In a 2-1 decision in November, the appeals court panel did not discuss suspicions about terrorism.

But Judges Stephen Reinhardt and Raymond Fisher ruled that the evidence was "insufficient" to allow any reasonable jury to conclude that police had "probable cause" or a legal basis for the arrest.

They said the evidence did not establish Arekat was "a danger to others, let alone that he was imminently dangerous or even that he suffered from a serious mental illness."

The majority noted that Arekat went to the FBI about a month before his arrest about his concerns that he was under surveillance by business competitors and that those competitors were involved in organized crime.

But the interview did not include any threat or act by Arekat that constituted he would harm anyone, the majority said.

The majority also discounted information by the former worker, David Engle, described by the judges as "a disgruntled" former employee.

Engle told police about Arekat's behavior at his apartment a month before the arrest and alleged that Arekat assaulted him when he tried to collect a paycheck after being fired, the majority said.

But Engle did not have a history of providing police with reliable information, and police knew he had recent criminal convictions and was a longtime drug addict, the majority said.

The majority said Engle was "not a reliable source."

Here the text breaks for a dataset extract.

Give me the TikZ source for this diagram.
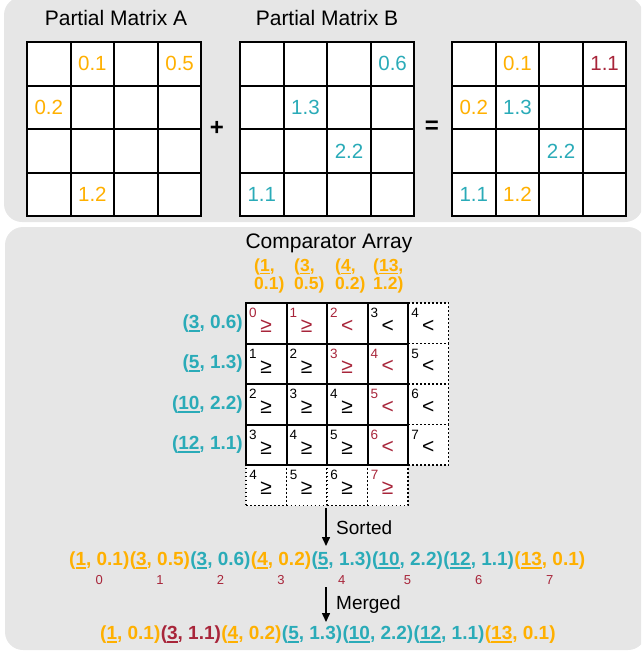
\documentclass[tikz,border=0pt]{standalone}
\usepackage{fontspec}
\setmainfont{Liberation Sans}
\usetikzlibrary{calc,arrows.meta}
\definecolor{panelgray}{HTML}{E6E6E6}
\definecolor{amberc}{HTML}{FFB000}
\definecolor{tealc}{HTML}{2AABB8}
\definecolor{crimc}{HTML}{A8253A}
\newcommand\fsz[2]{\fontsize{#1}{#2}\selectfont}
\newcommand\ulx[1]{\setbox0\hbox{#1}\rlap{\rule[-3.2pt]{\wd0}{1.7pt}}\box0}
\newcommand\tup[2]{(\ulx{#1}, #2)}
\tikzset{
  panel/.style={fill=panelgray, rounded corners=18pt},
  mcell/.style={draw=black, line width=2pt, minimum size=43.6pt, inner sep=0pt, fill=white},
  num/.style={font=\fsz{20.5}{24}, inner sep=0pt},
  title/.style={font=\fsz{21}{25}, inner sep=0pt},
  opsym/.style={font=\bfseries\fsz{24}{28}, inner sep=0pt},
  ccell/.style={draw=black, line width=2pt, minimum size=40.5pt, inner sep=0pt, fill=white},
  dcell/.style={draw=black, line width=1.6pt, dash pattern=on 1.6pt off 2.4pt, minimum size=40.5pt, inner sep=0pt, fill=white},
  cidx/.style={font=\fsz{13.5}{16}, inner sep=0pt},
  csym/.style={font=\fsz{21}{25}, inner sep=0pt},
  collab/.style={font=\bfseries\fsz{17.5}{18.5}, text=amberc, align=left, inner sep=0pt, anchor=west},
  rowlab/.style={font=\bfseries\fsz{19}{22}, text=tealc, inner sep=0pt, anchor=east},
  seq/.style={font=\bfseries\fsz{19}{22}, inner sep=0pt, anchor=west},
  sidx/.style={font=\fsz{13}{16}, text=crimc, inner sep=0pt},
  steplab/.style={font=\fsz{19}{22}, inner sep=0pt, anchor=west},
  arr/.style={line width=1.5pt, -{Triangle[length=9pt,width=8pt]}}
}
\begin{document}
\begin{tikzpicture}[x=1pt,y=-1pt]
\useasboundingbox (0,0) rectangle (641,651);
\begin{scope}
\clip (0,0) rectangle (641,651);
\fill[panel] (4,-3) rectangle (643,222);
\fill[panel] (5,227) rectangle (646,650);
\end{scope}

% ---------- top: matrices ----------
\node[title] (tA) at (116,18) {Partial Matrix A};
\node[title] (tB) at (327,18) {Partial Matrix B};
\foreach \m/\x in {A/27,B/240,C/452}{
  \foreach \r in {0,...,3}{
    \foreach \c in {0,...,3}{
      \node[mcell] (\m\r\c) at ({\x+21.8+43.6*\c},{42+21.8+43.6*\r}) {};
    }
  }
}
\node[num, text=amberc] (vA01) at (A01) {0.1};
\node[num, text=amberc] (vA03) at (A03) {0.5};
\node[num, text=amberc] (vA10) at (A10) {0.2};
\node[num, text=amberc] (vA31) at (A31) {1.2};
\node[num, text=tealc] (vB03) at (B03) {0.6};
\node[num, text=tealc] (vB11) at (B11) {1.3};
\node[num, text=tealc] (vB22) at (B22) {2.2};
\node[num, text=tealc] (vB30) at (B30) {1.1};
\node[num, text=amberc] (vC01) at (C01) {0.1};
\node[num, text=crimc] (vC03) at (C03) {1.1};
\node[num, text=amberc] (vC10) at (C10) {0.2};
\node[num, text=tealc] (vC11) at (C11) {1.3};
\node[num, text=tealc] (vC22) at (C22) {2.2};
\node[num, text=tealc] (vC30) at (C30) {1.1};
\node[num, text=amberc] (vC31) at (C31) {1.2};
\node[opsym] (plus) at (217,128) {+};
\node[opsym] (eq) at (432,127) {=};

% ---------- comparator array ----------
\node[title] (tCmp) at (329,243) {Comparator Array};
\node[collab] (c0) at (254,276) {(\ulx{1},\\0.1)};
\node[collab] (c1) at (294,276) {(\ulx{3},\\0.5)};
\node[collab] (c2) at (335,276) {(\ulx{4},\\0.2)};
\node[collab] (c3) at (373,276) {(\ulx{13},\\1.2)};
\node[rowlab] (r0) at (243,323.5) {\tup{3}{0.6}};
\node[rowlab] (r1) at (243,364) {\tup{5}{1.3}};
\node[rowlab] (r2) at (243,404.5) {\tup{10}{2.2}};
\node[rowlab] (r3) at (243,445) {\tup{12}{1.1}};

% dotted cells
\foreach \r in {0,...,3}{
  \node[dcell] (k\r4) at ({246+20.25+40.5*4},{303+20.25+40.5*\r}) {};
}
\foreach \c in {0,...,3}{
  \node[dcell] (k4\c) at ({246+20.25+40.5*\c},{303+20.25+40.5*4}) {};
}
% solid cells
\foreach \r in {0,...,3}{
  \foreach \c in {0,...,3}{
    \node[ccell] (k\r\c) at ({246+20.25+40.5*\c},{303+20.25+40.5*\r}) {};
  }
}
% contents: row/col/symbol/colour
\foreach \r/\c/\s/\col in {
  0/0/≥/crimc, 0/1/≥/crimc, 0/2/</crimc, 0/3/</black, 0/4/</black,
  1/0/≥/black, 1/1/≥/black, 1/2/≥/crimc, 1/3/</crimc, 1/4/</black,
  2/0/≥/black, 2/1/≥/black, 2/2/≥/black, 2/3/</crimc, 2/4/</black,
  3/0/≥/black, 3/1/≥/black, 3/2/≥/black, 3/3/</crimc, 3/4/</black,
  4/0/≥/black, 4/1/≥/black, 4/2/≥/black, 4/3/≥/crimc}{
  \pgfmathtruncatemacro\ix{\r+\c}
  \node[cidx, text=\col] (n\r\c) at ($(k\r\c.north west)+(8,11)$) {\ix};
  \node[csym, text=\col] (y\r\c) at ($(k\r\c.center)+(0,3)$) {\s};
}

% ---------- sorted ----------
\coordinate (a1s) at (326,508);
\coordinate (a1e) at (326,546);
\draw[arr] (a1s) -- (a1e);
\node[steplab] (lsorted) at (336,528) {Sorted};

\node[seq, text=amberc] (s0) at (69,561) {\tup{1}{0.1}};
\node[seq, text=amberc] (s1) at (s0.east) {\tup{3}{0.5}};
\node[seq, text=tealc] (s2) at (s1.east) {\tup{3}{0.6}};
\node[seq, text=amberc] (s3) at (s2.east) {\tup{4}{0.2}};
\node[seq, text=tealc] (s4) at (s3.east) {\tup{5}{1.3}};
\node[seq, text=tealc] (s5) at (s4.east) {\tup{10}{2.2}};
\node[seq, text=tealc] (s6) at (s5.east) {\tup{12}{1.1}};
\node[seq, text=amberc] (s7) at (s6.east) {\tup{13}{0.1}};
\foreach \i in {0,...,7}{
  \node[sidx] (si\i) at ($(s\i.center)+(0,19)$) {\i};
}

% ---------- merged ----------
\coordinate (a2s) at (326,587);
\coordinate (a2e) at (326,622);
\draw[arr] (a2s) -- (a2e);
\node[steplab] (lmerged) at (336,605) {Merged};

\node[seq, text=amberc] (m0) at (100,635) {\tup{1}{0.1}};
\node[seq, text=crimc] (m1) at (m0.east) {\tup{3}{1.1}};
\node[seq, text=amberc] (m2) at (m1.east) {\tup{4}{0.2}};
\node[seq, text=tealc] (m3) at (m2.east) {\tup{5}{1.3}};
\node[seq, text=tealc] (m4) at (m3.east) {\tup{10}{2.2}};
\node[seq, text=tealc] (m5) at (m4.east) {\tup{12}{1.1}};
\node[seq, text=amberc] (m6) at (m5.east) {\tup{13}{0.1}};
\end{tikzpicture}
\end{document}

In dissent, appeals court Judge Consuelo Callahan said the jury's verdict "should not be set aside because two appellate judges, on the cold record, would have weighed the evidence differently."

She said the police made "a courageous decision to detain Arekat."

"If the officers had done nothing and Arekat had proceeded to shoot someone, defendants undoubtedly would have been sued for failing to detain Arekat," Callahan said.

Seitz declined to say how much he will be seeking from the city, but said in addition to that amount, the city must pay his fees and costs for the hundreds of hours of work for the trial and the appeal, interest on that amount and a possible multiplier that would increase the fee award.

Unless the case is settled, a judge will review the request and determine the fees and cost amount.